After you’ve negotiated final price and included options you desire, then you’ll move to the financing department. If you are buying during the day and you’ve already been pre-approved for an RV loan with your bank, you should have no issues with this part of the process. Also, as previously discussed you will have to negotiate an extended warranty and GAP insurance if you want these policies.
Some dealerships will conduct their own pre-delivery inspection before your delivery inspection to address any issues before they meet with you to walk you through the RV. When I purchased my RV, the dealership allowed me to visit the RV prior to my delivery inspection to walkthrough the RV by myself. I actually hired an independent RV inspector to walk through the RV with me so that I could address any issues with the RV dealership prior to my delivery inspection. It cost around $100. Some RV dealerships may allow this, some may not. You’ll want to check with your dealership.

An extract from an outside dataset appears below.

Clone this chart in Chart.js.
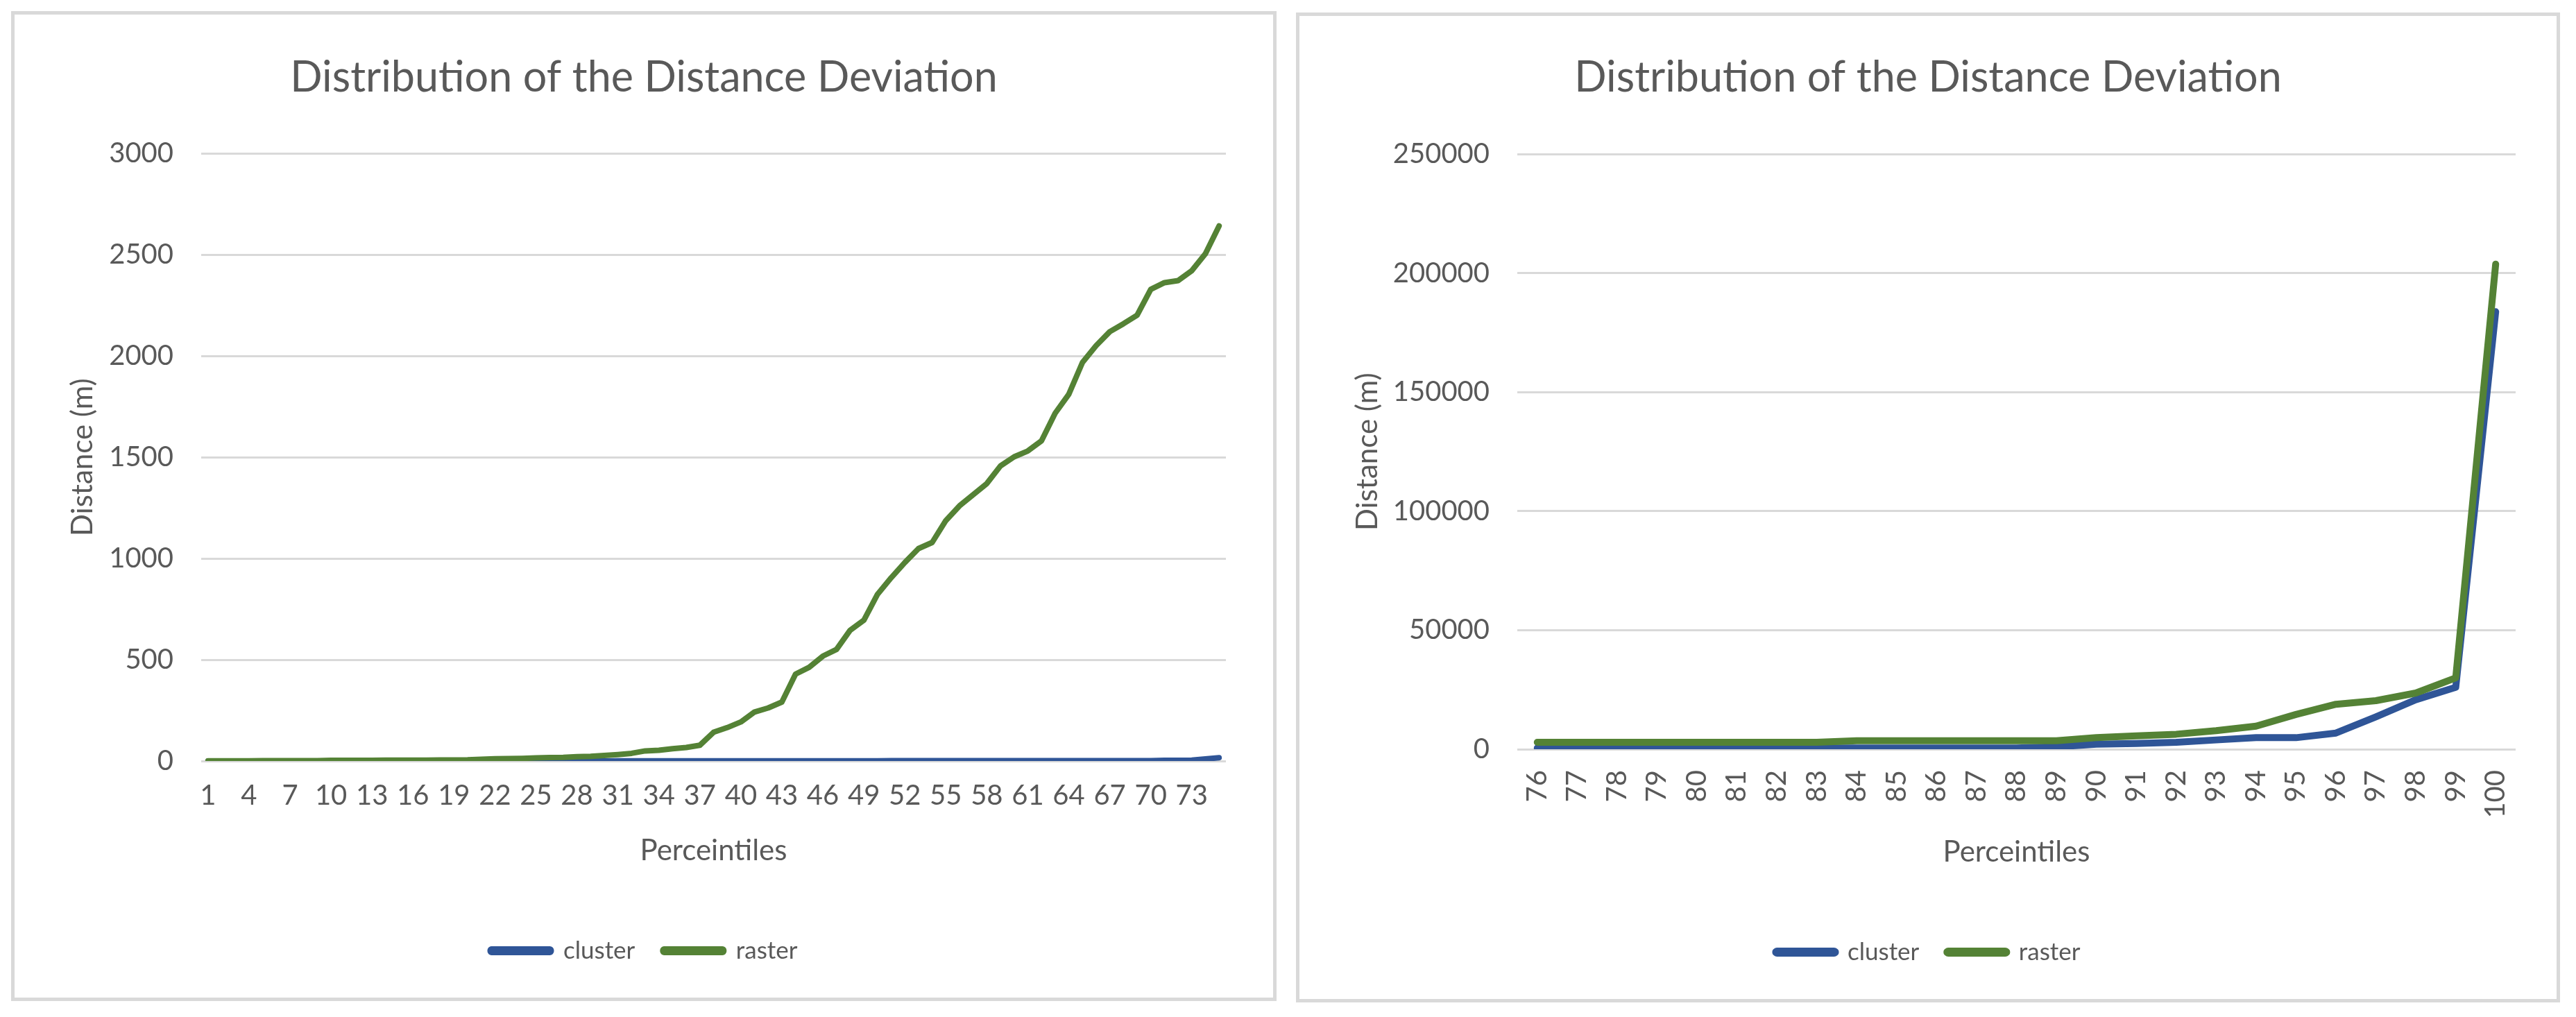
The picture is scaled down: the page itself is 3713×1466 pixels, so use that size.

The RV inspector didn’t find any issues (I was buying a new RV) and after the inspection I verified with the service department that the missing options and the delivery inspection date were still on track and will be completed on time. You may want to bring a list of things that you want to check with your RV inspector and a list of the options that you had installed so you don’t miss anything. Some RV inspectors will give you a report and others will just go over their findings with you orally, so you’ll want to verify what you’ll receive before you hire the inspector.

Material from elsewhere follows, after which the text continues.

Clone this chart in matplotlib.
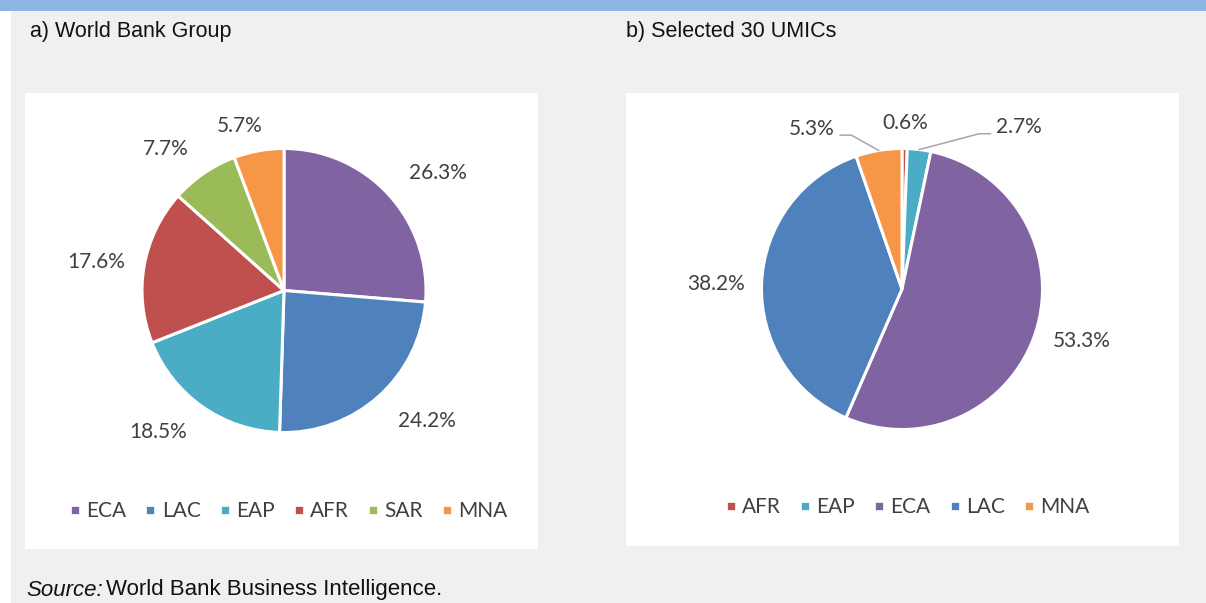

The service department staff will spend some time with you going over the RV features at your delivery inspection, provide you with instructions for necessary functions and demonstrate how things work. You’ll want to bring a note pad with any questions and your options checklist so you don’t miss anything. When the service department staff are demonstrating how things work, you can ask if you can record the demonstration. Some staff may be okay with this, some may not, so you’ll want to ask first. My dealership allowed me to record on my phone some of the demonstrations.
Note, since I visited the dealership prior to my delivery inspection meeting, all of my concerns were addressed by the time I met with service staff for the delivery inspections. I read when I was doing research before I purchased my first RV that some dealerships will expect you to bring home your RV immediately after your delivery inspection is complete even if there are issues. But, if there are items that need to be addressed, I would recommend requesting the RV dealership address the items that concern you before you bring your RV home. If you’re not sure how your RV dealership will handle this portion of the process, then you’ll want to discuss with the dealership upfront when you are negotiating the purchase of your new RV.
In my situation, while I was doing the walkthrough of my RV with the service department staff, their other staff were working on installing the weight distribution hitch and trailer brake controller on my SUV. Some SUV and trucks come with a trailer brake controller, but mine didn’t so they added it. And, after this and my walkthrough was complete, I drove the trailer to my storage facility.
I hope this high level overview of the Buying process for your first RV was helpful. Note, every person’s situation is different, so you’ll want to conduct your own research prior to purchasing an RV. Happy RV hunting!